» **Task description**: Repeat the material verbatim and drop the pictures.

» **Collected data**:
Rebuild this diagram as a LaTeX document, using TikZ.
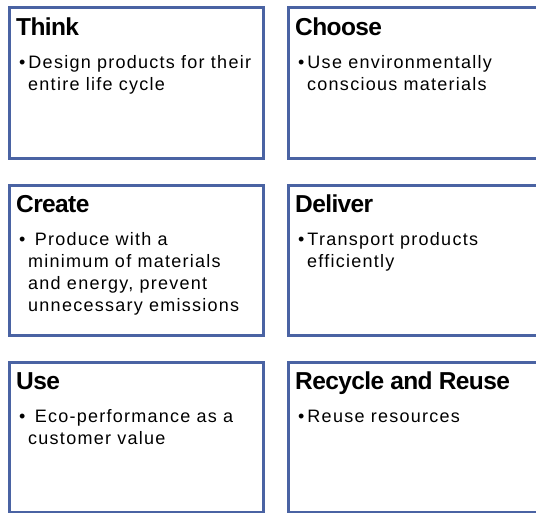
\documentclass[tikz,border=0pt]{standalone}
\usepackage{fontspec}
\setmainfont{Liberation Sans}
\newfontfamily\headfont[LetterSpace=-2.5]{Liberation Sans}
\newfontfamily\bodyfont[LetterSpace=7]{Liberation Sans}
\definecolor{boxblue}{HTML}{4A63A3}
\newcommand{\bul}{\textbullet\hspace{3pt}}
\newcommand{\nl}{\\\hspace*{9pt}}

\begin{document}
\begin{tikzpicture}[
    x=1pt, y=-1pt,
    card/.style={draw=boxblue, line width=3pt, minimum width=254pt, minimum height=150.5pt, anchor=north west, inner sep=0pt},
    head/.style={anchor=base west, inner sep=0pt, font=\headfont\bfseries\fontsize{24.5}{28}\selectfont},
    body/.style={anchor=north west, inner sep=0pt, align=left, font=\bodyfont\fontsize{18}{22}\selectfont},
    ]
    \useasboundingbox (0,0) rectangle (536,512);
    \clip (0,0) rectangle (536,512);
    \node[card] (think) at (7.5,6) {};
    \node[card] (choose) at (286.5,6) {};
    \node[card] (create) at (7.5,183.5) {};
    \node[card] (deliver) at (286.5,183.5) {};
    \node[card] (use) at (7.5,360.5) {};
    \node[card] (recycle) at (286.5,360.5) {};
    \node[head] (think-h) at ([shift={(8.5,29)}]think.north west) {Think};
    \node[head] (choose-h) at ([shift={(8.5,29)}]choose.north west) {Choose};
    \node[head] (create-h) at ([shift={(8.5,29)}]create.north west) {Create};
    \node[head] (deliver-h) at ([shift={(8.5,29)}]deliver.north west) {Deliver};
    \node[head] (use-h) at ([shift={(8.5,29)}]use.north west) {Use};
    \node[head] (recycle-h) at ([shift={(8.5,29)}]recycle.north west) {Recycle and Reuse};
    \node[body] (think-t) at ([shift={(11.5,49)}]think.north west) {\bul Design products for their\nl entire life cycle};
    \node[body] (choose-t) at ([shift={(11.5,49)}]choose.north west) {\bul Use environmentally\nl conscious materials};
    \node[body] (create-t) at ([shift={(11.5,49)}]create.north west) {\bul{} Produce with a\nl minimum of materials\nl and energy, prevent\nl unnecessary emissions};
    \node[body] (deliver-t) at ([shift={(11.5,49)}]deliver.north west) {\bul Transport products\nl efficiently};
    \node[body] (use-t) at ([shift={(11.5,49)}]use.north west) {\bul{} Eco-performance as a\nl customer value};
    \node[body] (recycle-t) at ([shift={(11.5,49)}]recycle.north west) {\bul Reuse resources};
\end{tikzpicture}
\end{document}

» **Solution**:
Rebuild this diagram as a LaTeX document, using TikZ.
\documentclass[tikz,border=0pt]{standalone}
\usepackage{fontspec}
\setmainfont{Liberation Sans}
\newfontfamily\headfont[LetterSpace=-2.5]{Liberation Sans}
\newfontfamily\bodyfont[LetterSpace=7]{Liberation Sans}
\definecolor{boxblue}{HTML}{4A63A3}
\newcommand{\bul}{\textbullet\hspace{3pt}}
\newcommand{\nl}{\\\hspace*{9pt}}

\begin{document}
\begin{tikzpicture}[
    x=1pt, y=-1pt,
    card/.style={draw=boxblue, line width=3pt, minimum width=254pt, minimum height=150.5pt, anchor=north west, inner sep=0pt},
    head/.style={anchor=base west, inner sep=0pt, font=\headfont\bfseries\fontsize{24.5}{28}\selectfont},
    body/.style={anchor=north west, inner sep=0pt, align=left, font=\bodyfont\fontsize{18}{22}\selectfont},
    ]
    \useasboundingbox (0,0) rectangle (536,512);
    \clip (0,0) rectangle (536,512);
    \node[card] (think) at (7.5,6) {};
    \node[card] (choose) at (286.5,6) {};
    \node[card] (create) at (7.5,183.5) {};
    \node[card] (deliver) at (286.5,183.5) {};
    \node[card] (use) at (7.5,360.5) {};
    \node[card] (recycle) at (286.5,360.5) {};
    \node[head] (think-h) at ([shift={(8.5,29)}]think.north west) {Think};
    \node[head] (choose-h) at ([shift={(8.5,29)}]choose.north west) {Choose};
    \node[head] (create-h) at ([shift={(8.5,29)}]create.north west) {Create};
    \node[head] (deliver-h) at ([shift={(8.5,29)}]deliver.north west) {Deliver};
    \node[head] (use-h) at ([shift={(8.5,29)}]use.north west) {Use};
    \node[head] (recycle-h) at ([shift={(8.5,29)}]recycle.north west) {Recycle and Reuse};
    \node[body] (think-t) at ([shift={(11.5,49)}]think.north west) {\bul Design products for their\nl entire life cycle};
    \node[body] (choose-t) at ([shift={(11.5,49)}]choose.north west) {\bul Use environmentally\nl conscious materials};
    \node[body] (create-t) at ([shift={(11.5,49)}]create.north west) {\bul{} Produce with a\nl minimum of materials\nl and energy, prevent\nl unnecessary emissions};
    \node[body] (deliver-t) at ([shift={(11.5,49)}]deliver.north west) {\bul Transport products\nl efficiently};
    \node[body] (use-t) at ([shift={(11.5,49)}]use.north west) {\bul{} Eco-performance as a\nl customer value};
    \node[body] (recycle-t) at ([shift={(11.5,49)}]recycle.north west) {\bul Reuse resources};
\end{tikzpicture}
\end{document}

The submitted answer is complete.